THE PROBLEM |
All of the listing below must be repeated word for word. Pictures are the only thing to omit.

DATA PROVIDED |
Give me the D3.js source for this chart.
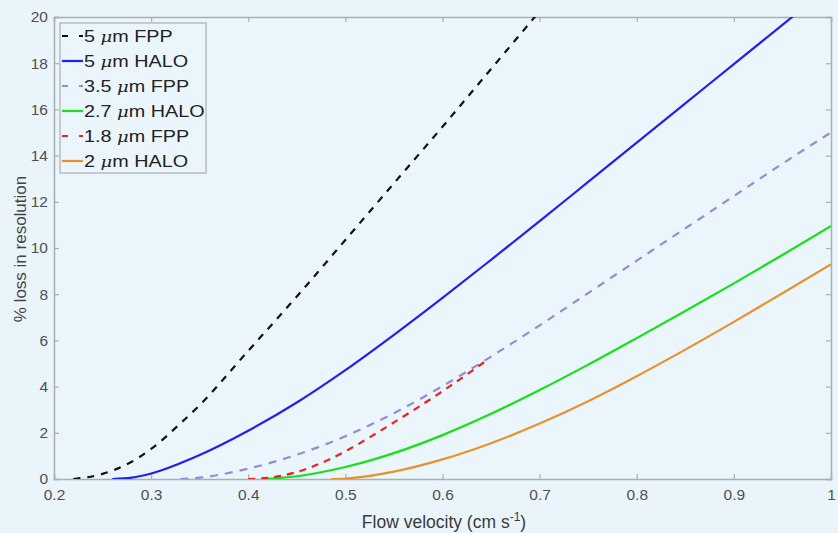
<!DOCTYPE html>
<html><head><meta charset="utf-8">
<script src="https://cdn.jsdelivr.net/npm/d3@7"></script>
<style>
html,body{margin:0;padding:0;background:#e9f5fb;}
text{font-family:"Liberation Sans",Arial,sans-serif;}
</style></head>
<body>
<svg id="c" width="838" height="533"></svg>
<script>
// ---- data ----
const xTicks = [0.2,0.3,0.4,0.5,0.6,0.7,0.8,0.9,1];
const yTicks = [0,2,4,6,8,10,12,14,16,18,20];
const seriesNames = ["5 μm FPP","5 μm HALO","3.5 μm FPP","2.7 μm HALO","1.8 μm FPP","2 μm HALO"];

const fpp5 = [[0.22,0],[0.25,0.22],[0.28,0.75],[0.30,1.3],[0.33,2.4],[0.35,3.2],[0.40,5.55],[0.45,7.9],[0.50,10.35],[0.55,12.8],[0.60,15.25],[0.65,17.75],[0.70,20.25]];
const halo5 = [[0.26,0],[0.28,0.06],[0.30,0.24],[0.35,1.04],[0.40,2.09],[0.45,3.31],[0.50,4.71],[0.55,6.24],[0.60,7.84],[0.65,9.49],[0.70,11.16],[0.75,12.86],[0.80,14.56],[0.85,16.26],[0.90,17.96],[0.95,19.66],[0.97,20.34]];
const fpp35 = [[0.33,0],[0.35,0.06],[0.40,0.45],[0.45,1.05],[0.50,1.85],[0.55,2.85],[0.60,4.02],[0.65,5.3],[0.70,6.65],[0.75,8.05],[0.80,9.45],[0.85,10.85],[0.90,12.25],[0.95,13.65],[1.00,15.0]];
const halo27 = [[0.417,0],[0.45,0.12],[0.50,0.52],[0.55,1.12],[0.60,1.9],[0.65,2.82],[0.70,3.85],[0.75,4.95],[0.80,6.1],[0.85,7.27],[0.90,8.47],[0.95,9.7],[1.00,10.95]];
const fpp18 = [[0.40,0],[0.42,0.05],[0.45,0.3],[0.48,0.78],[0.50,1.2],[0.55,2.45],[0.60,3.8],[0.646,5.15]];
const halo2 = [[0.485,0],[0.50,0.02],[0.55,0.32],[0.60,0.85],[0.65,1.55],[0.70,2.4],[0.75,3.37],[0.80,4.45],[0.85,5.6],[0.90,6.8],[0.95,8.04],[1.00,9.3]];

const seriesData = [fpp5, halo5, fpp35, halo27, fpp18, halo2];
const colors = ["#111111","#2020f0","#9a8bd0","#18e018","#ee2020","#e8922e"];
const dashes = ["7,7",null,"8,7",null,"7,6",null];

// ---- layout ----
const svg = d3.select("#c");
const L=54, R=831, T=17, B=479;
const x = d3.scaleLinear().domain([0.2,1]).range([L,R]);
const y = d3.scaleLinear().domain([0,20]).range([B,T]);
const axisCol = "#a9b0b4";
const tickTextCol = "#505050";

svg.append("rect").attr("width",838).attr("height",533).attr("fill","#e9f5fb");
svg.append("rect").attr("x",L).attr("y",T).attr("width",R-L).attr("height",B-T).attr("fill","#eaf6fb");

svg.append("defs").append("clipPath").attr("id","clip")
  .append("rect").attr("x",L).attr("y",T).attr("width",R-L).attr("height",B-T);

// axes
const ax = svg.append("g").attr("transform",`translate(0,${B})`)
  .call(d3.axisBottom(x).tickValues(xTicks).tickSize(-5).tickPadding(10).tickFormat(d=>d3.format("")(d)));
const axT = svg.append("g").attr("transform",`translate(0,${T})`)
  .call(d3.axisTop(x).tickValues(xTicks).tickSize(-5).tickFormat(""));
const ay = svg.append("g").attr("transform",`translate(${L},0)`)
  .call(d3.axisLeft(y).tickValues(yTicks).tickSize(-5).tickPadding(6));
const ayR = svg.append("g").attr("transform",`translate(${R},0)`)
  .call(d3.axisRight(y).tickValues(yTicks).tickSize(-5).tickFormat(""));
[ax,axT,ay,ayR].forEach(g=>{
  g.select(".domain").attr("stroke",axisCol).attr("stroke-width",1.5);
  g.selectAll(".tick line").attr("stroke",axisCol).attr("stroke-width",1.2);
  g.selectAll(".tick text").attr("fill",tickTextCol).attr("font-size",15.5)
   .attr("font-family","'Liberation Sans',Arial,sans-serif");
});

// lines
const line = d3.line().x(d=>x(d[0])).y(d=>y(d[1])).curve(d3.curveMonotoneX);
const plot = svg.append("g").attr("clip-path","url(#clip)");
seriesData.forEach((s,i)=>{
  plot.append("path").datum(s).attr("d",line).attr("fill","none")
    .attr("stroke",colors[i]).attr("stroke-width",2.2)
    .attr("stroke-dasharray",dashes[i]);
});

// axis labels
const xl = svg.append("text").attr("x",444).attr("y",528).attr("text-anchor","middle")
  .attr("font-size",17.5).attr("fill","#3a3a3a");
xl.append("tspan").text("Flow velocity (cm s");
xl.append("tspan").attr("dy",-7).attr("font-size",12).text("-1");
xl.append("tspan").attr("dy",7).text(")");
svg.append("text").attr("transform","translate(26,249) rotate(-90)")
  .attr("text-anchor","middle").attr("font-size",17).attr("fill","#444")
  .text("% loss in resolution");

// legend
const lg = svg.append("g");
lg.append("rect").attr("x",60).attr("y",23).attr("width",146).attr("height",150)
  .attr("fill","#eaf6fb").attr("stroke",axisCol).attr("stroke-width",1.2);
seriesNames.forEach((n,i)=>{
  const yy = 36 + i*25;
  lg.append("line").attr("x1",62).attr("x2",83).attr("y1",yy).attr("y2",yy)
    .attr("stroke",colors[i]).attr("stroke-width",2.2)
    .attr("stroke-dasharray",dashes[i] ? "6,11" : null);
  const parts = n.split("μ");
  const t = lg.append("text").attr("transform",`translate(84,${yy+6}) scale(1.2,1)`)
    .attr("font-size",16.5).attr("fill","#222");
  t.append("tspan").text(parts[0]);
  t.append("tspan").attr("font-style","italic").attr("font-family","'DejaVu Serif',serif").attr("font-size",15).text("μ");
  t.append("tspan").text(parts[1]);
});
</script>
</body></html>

COMPLETED TASK |
Give me the D3.js source for this chart.
<!DOCTYPE html>
<html><head><meta charset="utf-8">
<script src="https://cdn.jsdelivr.net/npm/d3@7"></script>
<style>
html,body{margin:0;padding:0;background:#e9f5fb;}
text{font-family:"Liberation Sans",Arial,sans-serif;}
</style></head>
<body>
<svg id="c" width="838" height="533"></svg>
<script>
// ---- data ----
const xTicks = [0.2,0.3,0.4,0.5,0.6,0.7,0.8,0.9,1];
const yTicks = [0,2,4,6,8,10,12,14,16,18,20];
const seriesNames = ["5 μm FPP","5 μm HALO","3.5 μm FPP","2.7 μm HALO","1.8 μm FPP","2 μm HALO"];

const fpp5 = [[0.22,0],[0.25,0.22],[0.28,0.75],[0.30,1.3],[0.33,2.4],[0.35,3.2],[0.40,5.55],[0.45,7.9],[0.50,10.35],[0.55,12.8],[0.60,15.25],[0.65,17.75],[0.70,20.25]];
const halo5 = [[0.26,0],[0.28,0.06],[0.30,0.24],[0.35,1.04],[0.40,2.09],[0.45,3.31],[0.50,4.71],[0.55,6.24],[0.60,7.84],[0.65,9.49],[0.70,11.16],[0.75,12.86],[0.80,14.56],[0.85,16.26],[0.90,17.96],[0.95,19.66],[0.97,20.34]];
const fpp35 = [[0.33,0],[0.35,0.06],[0.40,0.45],[0.45,1.05],[0.50,1.85],[0.55,2.85],[0.60,4.02],[0.65,5.3],[0.70,6.65],[0.75,8.05],[0.80,9.45],[0.85,10.85],[0.90,12.25],[0.95,13.65],[1.00,15.0]];
const halo27 = [[0.417,0],[0.45,0.12],[0.50,0.52],[0.55,1.12],[0.60,1.9],[0.65,2.82],[0.70,3.85],[0.75,4.95],[0.80,6.1],[0.85,7.27],[0.90,8.47],[0.95,9.7],[1.00,10.95]];
const fpp18 = [[0.40,0],[0.42,0.05],[0.45,0.3],[0.48,0.78],[0.50,1.2],[0.55,2.45],[0.60,3.8],[0.646,5.15]];
const halo2 = [[0.485,0],[0.50,0.02],[0.55,0.32],[0.60,0.85],[0.65,1.55],[0.70,2.4],[0.75,3.37],[0.80,4.45],[0.85,5.6],[0.90,6.8],[0.95,8.04],[1.00,9.3]];

const seriesData = [fpp5, halo5, fpp35, halo27, fpp18, halo2];
const colors = ["#111111","#2020f0","#9a8bd0","#18e018","#ee2020","#e8922e"];
const dashes = ["7,7",null,"8,7",null,"7,6",null];

// ---- layout ----
const svg = d3.select("#c");
const L=54, R=831, T=17, B=479;
const x = d3.scaleLinear().domain([0.2,1]).range([L,R]);
const y = d3.scaleLinear().domain([0,20]).range([B,T]);
const axisCol = "#a9b0b4";
const tickTextCol = "#505050";

svg.append("rect").attr("width",838).attr("height",533).attr("fill","#e9f5fb");
svg.append("rect").attr("x",L).attr("y",T).attr("width",R-L).attr("height",B-T).attr("fill","#eaf6fb");

svg.append("defs").append("clipPath").attr("id","clip")
  .append("rect").attr("x",L).attr("y",T).attr("width",R-L).attr("height",B-T);

// axes
const ax = svg.append("g").attr("transform",`translate(0,${B})`)
  .call(d3.axisBottom(x).tickValues(xTicks).tickSize(-5).tickPadding(10).tickFormat(d=>d3.format("")(d)));
const axT = svg.append("g").attr("transform",`translate(0,${T})`)
  .call(d3.axisTop(x).tickValues(xTicks).tickSize(-5).tickFormat(""));
const ay = svg.append("g").attr("transform",`translate(${L},0)`)
  .call(d3.axisLeft(y).tickValues(yTicks).tickSize(-5).tickPadding(6));
const ayR = svg.append("g").attr("transform",`translate(${R},0)`)
  .call(d3.axisRight(y).tickValues(yTicks).tickSize(-5).tickFormat(""));
[ax,axT,ay,ayR].forEach(g=>{
  g.select(".domain").attr("stroke",axisCol).attr("stroke-width",1.5);
  g.selectAll(".tick line").attr("stroke",axisCol).attr("stroke-width",1.2);
  g.selectAll(".tick text").attr("fill",tickTextCol).attr("font-size",15.5)
   .attr("font-family","'Liberation Sans',Arial,sans-serif");
});

// lines
const line = d3.line().x(d=>x(d[0])).y(d=>y(d[1])).curve(d3.curveMonotoneX);
const plot = svg.append("g").attr("clip-path","url(#clip)");
seriesData.forEach((s,i)=>{
  plot.append("path").datum(s).attr("d",line).attr("fill","none")
    .attr("stroke",colors[i]).attr("stroke-width",2.2)
    .attr("stroke-dasharray",dashes[i]);
});

// axis labels
const xl = svg.append("text").attr("x",444).attr("y",528).attr("text-anchor","middle")
  .attr("font-size",17.5).attr("fill","#3a3a3a");
xl.append("tspan").text("Flow velocity (cm s");
xl.append("tspan").attr("dy",-7).attr("font-size",12).text("-1");
xl.append("tspan").attr("dy",7).text(")");
svg.append("text").attr("transform","translate(26,249) rotate(-90)")
  .attr("text-anchor","middle").attr("font-size",17).attr("fill","#444")
  .text("% loss in resolution");

// legend
const lg = svg.append("g");
lg.append("rect").attr("x",60).attr("y",23).attr("width",146).attr("height",150)
  .attr("fill","#eaf6fb").attr("stroke",axisCol).attr("stroke-width",1.2);
seriesNames.forEach((n,i)=>{
  const yy = 36 + i*25;
  lg.append("line").attr("x1",62).attr("x2",83).attr("y1",yy).attr("y2",yy)
    .attr("stroke",colors[i]).attr("stroke-width",2.2)
    .attr("stroke-dasharray",dashes[i] ? "6,11" : null);
  const parts = n.split("μ");
  const t = lg.append("text").attr("transform",`translate(84,${yy+6}) scale(1.2,1)`)
    .attr("font-size",16.5).attr("fill","#222");
  t.append("tspan").text(parts[0]);
  t.append("tspan").attr("font-style","italic").attr("font-family","'DejaVu Serif',serif").attr("font-size",15).text("μ");
  t.append("tspan").text(parts[1]);
});
</script>
</body></html>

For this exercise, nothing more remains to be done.